## EXERCISE BRIEF
Go through the listing below and gather every line with the word "chart".

[Figure scripts]
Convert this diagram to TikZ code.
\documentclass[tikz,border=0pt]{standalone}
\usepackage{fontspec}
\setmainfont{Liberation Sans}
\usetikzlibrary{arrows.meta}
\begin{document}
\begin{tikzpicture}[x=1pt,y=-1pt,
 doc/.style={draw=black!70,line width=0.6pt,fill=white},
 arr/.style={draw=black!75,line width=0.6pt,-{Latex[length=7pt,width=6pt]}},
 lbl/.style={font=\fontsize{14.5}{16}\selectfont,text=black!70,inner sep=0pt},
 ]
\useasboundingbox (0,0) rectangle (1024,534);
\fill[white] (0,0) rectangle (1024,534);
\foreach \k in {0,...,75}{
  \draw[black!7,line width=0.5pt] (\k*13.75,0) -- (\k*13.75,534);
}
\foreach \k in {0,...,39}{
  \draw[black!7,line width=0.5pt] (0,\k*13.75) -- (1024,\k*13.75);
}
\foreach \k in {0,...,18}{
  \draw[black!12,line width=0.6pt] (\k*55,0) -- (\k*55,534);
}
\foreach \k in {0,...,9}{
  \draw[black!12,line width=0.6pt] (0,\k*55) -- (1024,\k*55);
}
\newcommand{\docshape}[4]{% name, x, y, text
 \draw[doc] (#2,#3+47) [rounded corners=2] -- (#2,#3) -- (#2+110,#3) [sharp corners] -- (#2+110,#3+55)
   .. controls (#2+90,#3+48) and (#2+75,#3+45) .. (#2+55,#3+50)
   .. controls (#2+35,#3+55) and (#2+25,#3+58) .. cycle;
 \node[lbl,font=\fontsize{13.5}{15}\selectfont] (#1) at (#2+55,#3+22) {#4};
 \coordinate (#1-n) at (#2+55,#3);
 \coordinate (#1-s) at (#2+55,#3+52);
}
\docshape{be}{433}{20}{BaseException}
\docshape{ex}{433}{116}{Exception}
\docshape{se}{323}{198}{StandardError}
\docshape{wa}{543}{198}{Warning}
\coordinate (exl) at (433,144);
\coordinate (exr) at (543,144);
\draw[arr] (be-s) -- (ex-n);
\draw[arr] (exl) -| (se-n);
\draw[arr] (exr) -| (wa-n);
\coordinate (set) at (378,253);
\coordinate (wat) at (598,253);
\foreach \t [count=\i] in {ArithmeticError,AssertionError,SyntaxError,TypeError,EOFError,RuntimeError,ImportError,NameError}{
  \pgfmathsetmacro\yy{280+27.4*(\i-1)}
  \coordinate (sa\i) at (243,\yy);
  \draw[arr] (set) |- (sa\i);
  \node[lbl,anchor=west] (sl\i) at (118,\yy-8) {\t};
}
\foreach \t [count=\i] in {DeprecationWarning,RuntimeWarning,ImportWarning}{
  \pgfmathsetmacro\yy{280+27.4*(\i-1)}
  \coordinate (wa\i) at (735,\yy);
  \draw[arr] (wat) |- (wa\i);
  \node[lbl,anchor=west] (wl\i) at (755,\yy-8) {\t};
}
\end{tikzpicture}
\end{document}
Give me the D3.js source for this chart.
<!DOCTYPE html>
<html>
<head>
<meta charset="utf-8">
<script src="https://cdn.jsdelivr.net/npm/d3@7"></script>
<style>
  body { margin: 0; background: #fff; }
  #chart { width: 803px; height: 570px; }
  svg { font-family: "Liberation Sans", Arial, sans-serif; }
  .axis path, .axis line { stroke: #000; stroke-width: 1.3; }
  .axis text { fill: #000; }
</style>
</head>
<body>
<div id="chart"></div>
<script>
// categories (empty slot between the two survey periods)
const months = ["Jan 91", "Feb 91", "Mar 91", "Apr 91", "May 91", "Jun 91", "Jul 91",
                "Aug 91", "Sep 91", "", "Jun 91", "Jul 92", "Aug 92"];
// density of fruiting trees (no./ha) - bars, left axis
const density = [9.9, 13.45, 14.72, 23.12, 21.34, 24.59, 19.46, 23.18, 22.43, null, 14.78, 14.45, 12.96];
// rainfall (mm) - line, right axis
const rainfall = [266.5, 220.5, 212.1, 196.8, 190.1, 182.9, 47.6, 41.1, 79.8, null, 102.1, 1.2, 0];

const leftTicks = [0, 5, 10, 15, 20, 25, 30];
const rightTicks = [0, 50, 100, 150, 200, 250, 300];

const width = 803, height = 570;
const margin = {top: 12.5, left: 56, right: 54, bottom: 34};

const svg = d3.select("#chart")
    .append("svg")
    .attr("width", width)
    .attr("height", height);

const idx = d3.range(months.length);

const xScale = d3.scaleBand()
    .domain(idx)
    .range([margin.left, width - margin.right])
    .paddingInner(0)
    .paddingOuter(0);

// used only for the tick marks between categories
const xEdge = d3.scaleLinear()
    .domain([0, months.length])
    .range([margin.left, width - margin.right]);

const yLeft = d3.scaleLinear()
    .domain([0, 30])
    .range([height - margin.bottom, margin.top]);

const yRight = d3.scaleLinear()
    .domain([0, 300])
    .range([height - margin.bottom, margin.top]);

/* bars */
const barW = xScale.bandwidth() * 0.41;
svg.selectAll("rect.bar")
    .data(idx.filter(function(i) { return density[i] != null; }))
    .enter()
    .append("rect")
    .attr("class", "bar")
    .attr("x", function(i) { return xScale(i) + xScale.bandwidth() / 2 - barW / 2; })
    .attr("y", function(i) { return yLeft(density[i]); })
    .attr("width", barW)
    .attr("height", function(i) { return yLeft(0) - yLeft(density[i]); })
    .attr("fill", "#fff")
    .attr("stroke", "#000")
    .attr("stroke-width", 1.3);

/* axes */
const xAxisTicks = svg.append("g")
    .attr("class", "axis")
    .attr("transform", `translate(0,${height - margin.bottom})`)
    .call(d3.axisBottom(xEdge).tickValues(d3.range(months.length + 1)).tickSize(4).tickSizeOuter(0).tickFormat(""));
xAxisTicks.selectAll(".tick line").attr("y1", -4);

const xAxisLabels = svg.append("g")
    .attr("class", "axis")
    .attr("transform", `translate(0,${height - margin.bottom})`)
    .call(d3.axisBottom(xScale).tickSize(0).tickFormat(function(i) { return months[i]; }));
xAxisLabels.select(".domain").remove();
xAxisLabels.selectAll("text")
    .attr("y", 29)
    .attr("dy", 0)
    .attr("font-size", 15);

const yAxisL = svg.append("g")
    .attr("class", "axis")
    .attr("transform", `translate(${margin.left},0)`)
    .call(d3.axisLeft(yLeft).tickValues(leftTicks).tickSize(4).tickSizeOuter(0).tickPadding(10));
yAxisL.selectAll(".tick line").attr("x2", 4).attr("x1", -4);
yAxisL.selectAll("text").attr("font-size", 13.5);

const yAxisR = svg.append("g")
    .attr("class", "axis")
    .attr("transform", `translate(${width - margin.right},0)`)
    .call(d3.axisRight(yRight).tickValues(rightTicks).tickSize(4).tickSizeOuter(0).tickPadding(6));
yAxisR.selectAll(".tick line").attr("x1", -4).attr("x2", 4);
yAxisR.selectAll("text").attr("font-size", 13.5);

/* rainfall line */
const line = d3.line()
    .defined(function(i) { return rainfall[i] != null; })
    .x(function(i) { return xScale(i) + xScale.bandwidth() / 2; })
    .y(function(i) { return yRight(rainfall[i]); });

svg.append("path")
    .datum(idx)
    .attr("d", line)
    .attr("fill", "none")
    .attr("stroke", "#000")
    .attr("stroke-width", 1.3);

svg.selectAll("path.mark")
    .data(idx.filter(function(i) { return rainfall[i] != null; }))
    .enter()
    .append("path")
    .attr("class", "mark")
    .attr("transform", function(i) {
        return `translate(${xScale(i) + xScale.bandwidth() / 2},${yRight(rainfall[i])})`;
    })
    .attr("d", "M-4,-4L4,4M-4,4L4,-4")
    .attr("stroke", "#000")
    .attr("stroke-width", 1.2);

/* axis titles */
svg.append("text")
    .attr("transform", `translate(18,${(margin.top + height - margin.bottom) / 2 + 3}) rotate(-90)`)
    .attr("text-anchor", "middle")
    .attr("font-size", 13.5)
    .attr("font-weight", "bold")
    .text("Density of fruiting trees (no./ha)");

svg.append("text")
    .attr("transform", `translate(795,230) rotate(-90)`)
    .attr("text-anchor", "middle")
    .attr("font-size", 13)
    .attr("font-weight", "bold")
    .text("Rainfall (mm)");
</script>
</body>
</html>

## FINAL RESULT
Give me the D3.js source for this chart.
  #chart { width: 803px; height: 570px; }
<div id="chart"></div>
const svg = d3.select("#chart")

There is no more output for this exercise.